Agreed, he had an amazing opportunity to make a masterpiece and failed miserably with Covenant. He should have abandoned it the moment Rapace refused to reprise her role as Shaw. Some further insights here. Alien: Covenant: Noomi Rapace's Original Role Revealed I'm not enamored with Last Duel, either. The three "viewpoints" aren't divergent enough to justify arranging the film this way, which wrecked the pacing. I always say, if a filmmaker can't figure out how to show the story linearly and can't justify how diverging from linearity is better, then don't make the film. In the end, the three viewpoints held no sway over the ending. It was an unnecessary device. When Scott gets things right, they are so right. But it's been frustrating to be his fan since I saw Alien in the theater more than 40 years ago.
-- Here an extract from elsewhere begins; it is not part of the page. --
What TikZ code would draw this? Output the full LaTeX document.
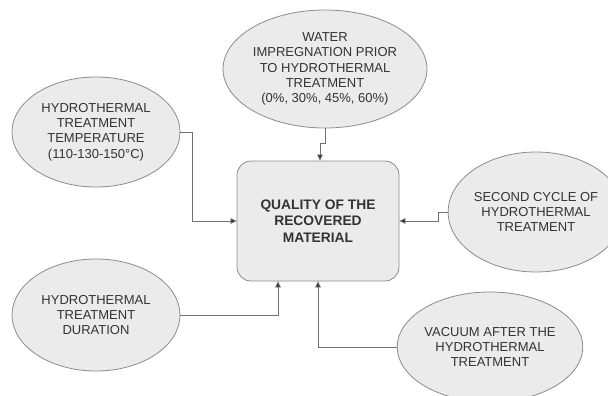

I saw this at the cinema yesterday. Very good. Though you need a tolerance for screen sex, sexual violence and brutal hand to hand combat in the 14th Century. Not to mention a tolerance for a disturbing medieval mullet. I thought it handled the sexual politics well. Key scene is where he comes back from the wars and his wife tells him she's been raped. After chewing over his anger for a few minutes and manhandling her, he proceeds to rape her himself. Women didn't get a good life in those days. The only positive thing about being a woman was you didn't get involved in all that fighting. Scott's The Duellists had the same brutal realism about the combat, though set some centuries later.
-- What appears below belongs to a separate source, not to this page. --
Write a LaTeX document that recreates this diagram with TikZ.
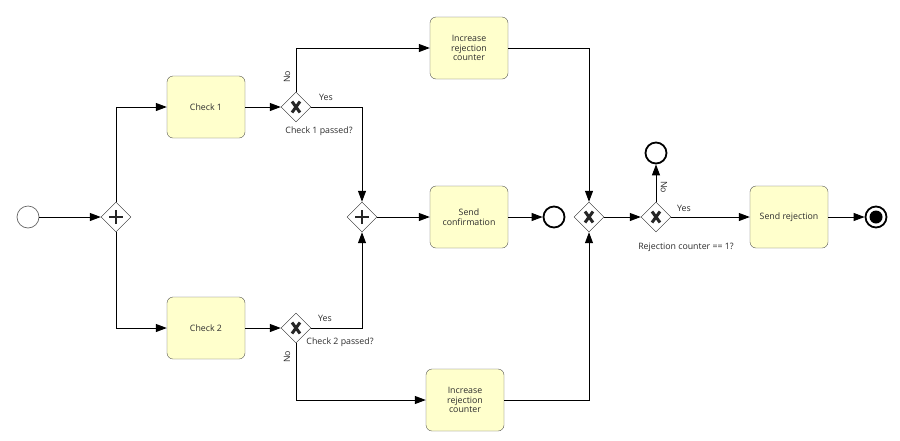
\documentclass[tikz,border=0pt]{standalone}
\usepackage{fontspec}
\setmainfont{Open Sans}
\usetikzlibrary{arrows.meta,shapes.geometric}

\definecolor{taskfill}{RGB}{255,255,204}
\definecolor{taskline}{RGB}{85,85,85}
\definecolor{labeltext}{RGB}{45,45,45}

\tikzset{
	task/.style={draw=taskline, fill=taskfill, rounded corners=6pt, minimum width=78pt, minimum height=62pt, align=center, font=\fontsize{8.8}{9.8}\selectfont, text=labeltext},
	gate/.style={draw=black!85, fill=white, diamond, minimum size=30pt, inner sep=0pt},
	gateX/.style={gate, path picture={
		\draw[line width=3pt] ([shift={(-4pt,-5.5pt)}]path picture bounding box.center) -- ([shift={(4pt,5.5pt)}]path picture bounding box.center);
		\draw[line width=3pt] ([shift={(-4pt,5.5pt)}]path picture bounding box.center) -- ([shift={(4pt,-5.5pt)}]path picture bounding box.center);}},
	gatePlus/.style={gate, path picture={
		\draw[line width=1.8pt] ([shift={(-7pt,0pt)}]path picture bounding box.center) -- ([shift={(7pt,0pt)}]path picture bounding box.center);
		\draw[line width=1.8pt] ([shift={(0pt,-7pt)}]path picture bounding box.center) -- ([shift={(0pt,7pt)}]path picture bounding box.center);}},
	startev/.style={circle, draw=black!60, line width=0.7pt, fill=white, minimum size=22pt, inner sep=0pt},
	endev/.style={circle, draw=black, line width=1.8pt, fill=white, minimum size=21pt, inner sep=0pt},
	termev/.style={endev, path picture={\fill[black] (path picture bounding box.center) circle (6.5pt);}},
	flow/.style={draw=black, line width=1pt, -{Triangle[length=11pt,width=8pt]}},
	lbl/.style={font=\fontsize{8.8}{9.8}\selectfont, text=labeltext, inner sep=1pt}
}

\begin{document}
\begin{tikzpicture}[x=1pt, y=-1pt]
	\useasboundingbox[fill=white] (0,0) rectangle (900,440);

	% events and gateways
	\node[startev] (start) at (28,217) {};
	\node[gatePlus] (split) at (116,217) {};
	\node[gatePlus] (join) at (362,217) {};
	\node[gateX] (gate1) at (296,107) {};
	\node[gateX] (gate2) at (296,328) {};
	\node[gateX] (merge) at (589,217) {};
	\node[gateX] (gate3) at (656,217) {};
	\node[endev] (endok) at (554,217) {};
	\node[endev] (endno) at (656,153) {};
	\node[termev] (endrej) at (876,217) {};

	% tasks
	\node[task] (check1) at (206,107) {Check 1};
	\node[task] (check2) at (206,328) {Check 2};
	\node[task] (incup) at (469,48) {Increase\\rejection\\counter};
	\node[task] (incdown) at (465,400) {Increase\\rejection\\counter};
	\node[task] (confirm) at (469,217) {Send\\confirmation};
	\node[task] (reject) at (789,217) {Send rejection};

	% flows
	\draw[flow] (start) -- (split);
	\draw[flow] (split) |- (check1);
	\draw[flow] (split) |- (check2);
	\draw[flow] (check1) -- (gate1);
	\draw[flow] (check2) -- (gate2);
	\draw[flow] (gate1) |- (incup);
	\draw[flow] (gate2) |- (incdown);
	\draw[flow] (gate1) -| (join);
	\draw[flow] (gate2) -| (join);
	\draw[flow] (join) -- (confirm);
	\draw[flow] (confirm) -- (endok);
	\draw[flow] (incup) -| (merge);
	\draw[flow] (incdown) -| (merge);
	\draw[flow] (merge) -- (gate3);
	\draw[flow] (gate3) -- (endno);
	\draw[flow] (gate3) -- (reject);
	\draw[flow] (reject) -- (endrej);

	% labels
	\node[lbl, rotate=90] (no1) at (287,77) {No};
	\node[lbl] (yes1) at (326,97) {Yes};
	\node[lbl] (q1) at (319,131) {Check 1 passed?};
	\node[lbl, rotate=90] (no2) at (287,357) {No};
	\node[lbl] (yes2) at (325,318) {Yes};
	\node[lbl] (q2) at (340,342) {Check 2 passed?};
	\node[lbl, rotate=-90] (no3) at (664,187) {No};
	\node[lbl] (yes3) at (684,208) {Yes};
	\node[lbl] (q3) at (686,247) {Rejection counter == 1?};
\end{tikzpicture}
\end{document}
I thought the narrative device worked. I wasn't aware the film was so long, which is slways a good sign - I was engrossed. Significantly, the 3 versions of events had as many similarities as differences, which is sort of what the film was pointing at - the sexual politics of the era affected everyone and went largely unchallenged.
If anything The Last Duel showed that it's possible for a movie to "bomb" despite having all-star credentials, solid-great reviews from critics & fans. Total worldwide box office to date is only $18.2 million ($9 million of the total is domestic). RT - 85% critics - 81% moviegoers IMDB - 7.7/10 Cinemascore - B+
I get that--and I think most people get it. We don't call it "the dark ages" for nothing. Women's rights wasn't a thing. And everyone understands that victims have much different perspectives than aggressors in rapes. Everyone understands that different characters can see things differently, and it absolutely can go without saying that a husband would see things differently than someone who assaults his wife, who would see things differently yet. You don't need 3 retellings in a single movie--covering most of the same ground each time, including the rape scene--to pay that off. It was laborious to watch and could have been handled more efficiently and with greater detail, accuracy and pacing, if it went in a linear manner from an omniscient perspective. That's the basis of storytelling and movies since the earliest examples of books and film. No need to mess with it for the sake of messing with it. I'm glad you enjoyed the pacing of it. Maybe I'll try again someday and have a better appreciation. As I said, the last half of the movie was far better than the first half because the expository method wasn't so belabored and with the 3rd and final perspective being the wife's, you felt you were getting closer to the real story.